Information shown:

━━━━

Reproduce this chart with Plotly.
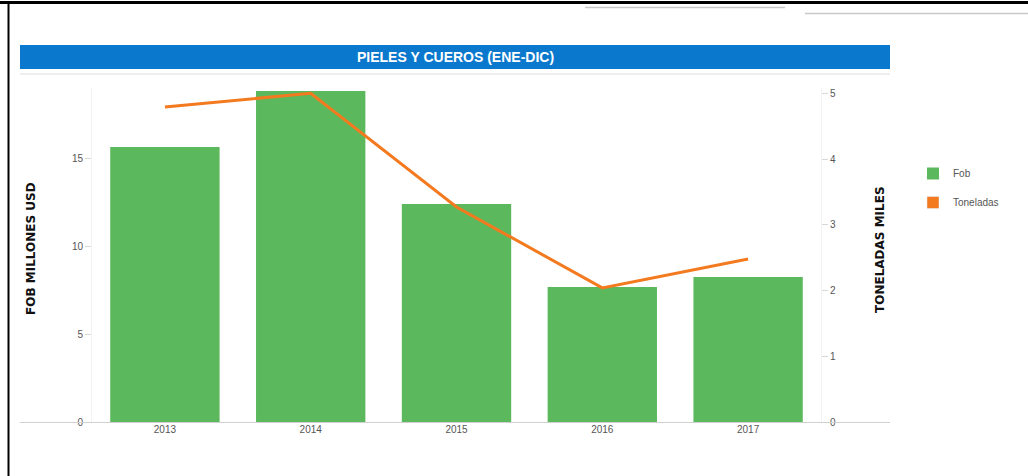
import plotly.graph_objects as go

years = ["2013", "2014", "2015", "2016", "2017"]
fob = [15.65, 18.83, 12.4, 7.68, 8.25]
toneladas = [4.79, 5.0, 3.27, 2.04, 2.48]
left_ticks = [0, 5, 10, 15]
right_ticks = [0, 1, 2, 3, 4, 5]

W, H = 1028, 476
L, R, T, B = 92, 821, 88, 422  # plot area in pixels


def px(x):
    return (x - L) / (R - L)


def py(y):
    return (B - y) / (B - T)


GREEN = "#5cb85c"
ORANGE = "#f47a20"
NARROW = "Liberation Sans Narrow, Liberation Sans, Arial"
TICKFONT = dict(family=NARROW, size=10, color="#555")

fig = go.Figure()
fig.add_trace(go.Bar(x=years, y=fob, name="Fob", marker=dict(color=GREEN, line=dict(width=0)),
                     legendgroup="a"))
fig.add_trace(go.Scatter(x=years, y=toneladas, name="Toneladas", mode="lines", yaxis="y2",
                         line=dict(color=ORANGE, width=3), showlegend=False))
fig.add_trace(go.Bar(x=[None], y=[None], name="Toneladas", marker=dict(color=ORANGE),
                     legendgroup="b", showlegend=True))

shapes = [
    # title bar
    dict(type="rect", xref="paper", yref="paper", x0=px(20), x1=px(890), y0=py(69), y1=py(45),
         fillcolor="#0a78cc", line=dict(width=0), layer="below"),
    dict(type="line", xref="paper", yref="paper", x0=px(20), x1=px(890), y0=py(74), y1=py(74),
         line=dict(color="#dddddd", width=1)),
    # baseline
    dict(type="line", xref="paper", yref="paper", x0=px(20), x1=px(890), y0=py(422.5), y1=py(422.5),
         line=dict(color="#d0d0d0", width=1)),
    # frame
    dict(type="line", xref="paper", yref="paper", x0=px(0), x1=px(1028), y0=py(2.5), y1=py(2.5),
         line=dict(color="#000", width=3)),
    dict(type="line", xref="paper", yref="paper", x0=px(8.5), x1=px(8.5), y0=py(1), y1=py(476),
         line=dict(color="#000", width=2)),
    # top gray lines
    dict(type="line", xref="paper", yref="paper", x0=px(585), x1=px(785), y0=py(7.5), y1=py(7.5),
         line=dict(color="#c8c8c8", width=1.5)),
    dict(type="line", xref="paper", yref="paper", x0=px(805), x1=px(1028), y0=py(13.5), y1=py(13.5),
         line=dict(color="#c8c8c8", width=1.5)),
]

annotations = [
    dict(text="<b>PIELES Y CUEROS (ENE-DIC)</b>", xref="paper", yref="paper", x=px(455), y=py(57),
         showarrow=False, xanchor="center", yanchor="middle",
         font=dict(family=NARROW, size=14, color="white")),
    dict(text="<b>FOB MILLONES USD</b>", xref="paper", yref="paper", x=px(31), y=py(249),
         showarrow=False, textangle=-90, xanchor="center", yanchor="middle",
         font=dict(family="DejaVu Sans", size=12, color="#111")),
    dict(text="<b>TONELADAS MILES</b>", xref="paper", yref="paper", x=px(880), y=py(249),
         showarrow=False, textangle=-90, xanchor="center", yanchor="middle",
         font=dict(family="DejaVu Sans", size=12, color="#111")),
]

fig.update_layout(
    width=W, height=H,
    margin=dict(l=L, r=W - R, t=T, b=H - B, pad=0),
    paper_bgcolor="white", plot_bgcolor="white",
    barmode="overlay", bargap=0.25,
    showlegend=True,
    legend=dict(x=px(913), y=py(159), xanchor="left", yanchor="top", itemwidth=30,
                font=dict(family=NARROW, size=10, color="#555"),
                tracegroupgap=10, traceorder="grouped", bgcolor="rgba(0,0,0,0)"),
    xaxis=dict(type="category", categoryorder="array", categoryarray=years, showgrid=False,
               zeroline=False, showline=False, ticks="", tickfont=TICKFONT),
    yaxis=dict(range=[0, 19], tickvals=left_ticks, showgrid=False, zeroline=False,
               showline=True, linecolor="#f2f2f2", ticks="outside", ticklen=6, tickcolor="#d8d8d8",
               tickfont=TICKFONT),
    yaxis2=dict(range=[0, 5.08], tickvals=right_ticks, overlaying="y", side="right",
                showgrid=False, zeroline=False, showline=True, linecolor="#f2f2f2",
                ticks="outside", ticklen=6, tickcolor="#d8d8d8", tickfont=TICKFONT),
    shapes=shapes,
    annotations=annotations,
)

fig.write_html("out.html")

━━━━

Required task: Copy nothing but the lines from the top of the material through the line holding "right_ticks = [0, 1, 2, 3, 4, 5]", exactly as written; omit pictures.

Response to this exercise:
Reproduce this chart with Plotly.
import plotly.graph_objects as go

years = ["2013", "2014", "2015", "2016", "2017"]
fob = [15.65, 18.83, 12.4, 7.68, 8.25]
toneladas = [4.79, 5.0, 3.27, 2.04, 2.48]
left_ticks = [0, 5, 10, 15]
right_ticks = [0, 1, 2, 3, 4, 5]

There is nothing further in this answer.